CFS: ‘Since Otar Left’ explores familial complications

Jenna Galgano

The influence of family on our lives is undeniable, whether that relationship be beneficial to our growth or harmful. The secrets that we keep and the lies that we tell to our families almost always have some reverberations down the line, as the “Since Otar Left” illustrates.

In the film, three generations of women live together in a small, dilapidated apartment in Tbilisi, Georgia, a town devastated by war, a weakened economy and political disorder. Eka is the strong-willed but ailing matriarch; Eka’s daughter, Marina, is a widow; and granddaughter Ada is a university student. These women manage to coexist, even with constant bickering, and help each other cope with their troubles. 

In the film, Eka’s beloved son, Otar, has emigrated to Paris with the hope of becoming financially successful. He sends home whatever money he can save to his sister and niece. Otar’s letters and phone calls home are the highlight of these women’s lives. However, after Marina finds out that Otar has been in an accident, the women’s lives change forever. 

“Since Otar Left” is the first feature film from French writer and director Julie Bertucelli. Bertucelli is a documentarian who developed her skills assisting distinguished directors Bertrand Tavernier and Krzysztof Kieslowski. 

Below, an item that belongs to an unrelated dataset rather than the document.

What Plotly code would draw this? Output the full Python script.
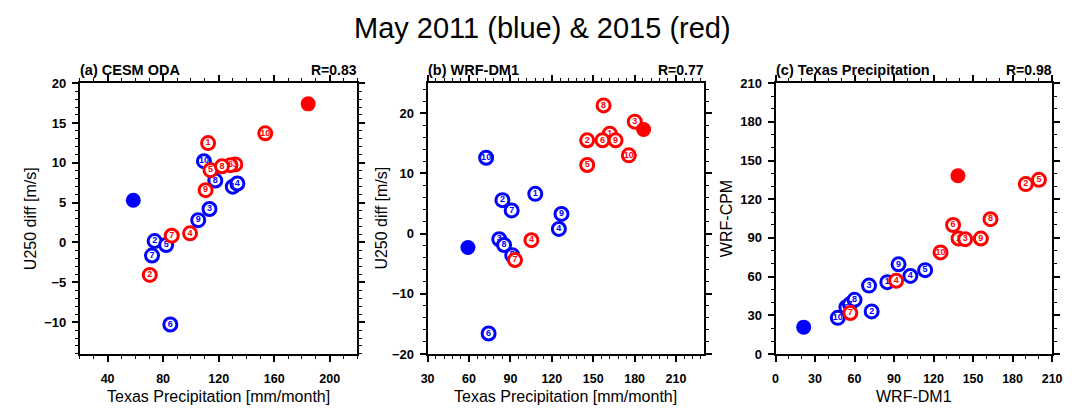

Using what she learned through her documentary training, Bertucelli was able to present the human soul at its finest in “Since Otar Left.” Bertucelli captures the smallest gestures and intimate moments that frame the film. 

This film has not only captivated audiences around the world, but was honored with several prestigious awards. “Since Otar Left” was the winner of the 2003 Grand Prize at Cannes and won the César (the French equivalent of the Oscars) for Best Debut Film. 

The fifth feature in the ongoing Cultural Film & Lecture Series, “I Know a Place,” “Since Otar Left” will be shown four times in the Connelly Center Cinema: Feb. 6 at 7 p.m.; Feb. 7 at 3:30 and 7 p.m.; and Feb. 8 at 7 p.m. 

Admission is free for students with ID from any academic institution and $5 for all others. “Since Otar Left” will be screened in its original languages — French, Russian and Georgian. Gustavo Benavides, from the Department of Theologies and Religious Studies, will be at the Monday evening screening to introduce the film and will lead a discussion afterward.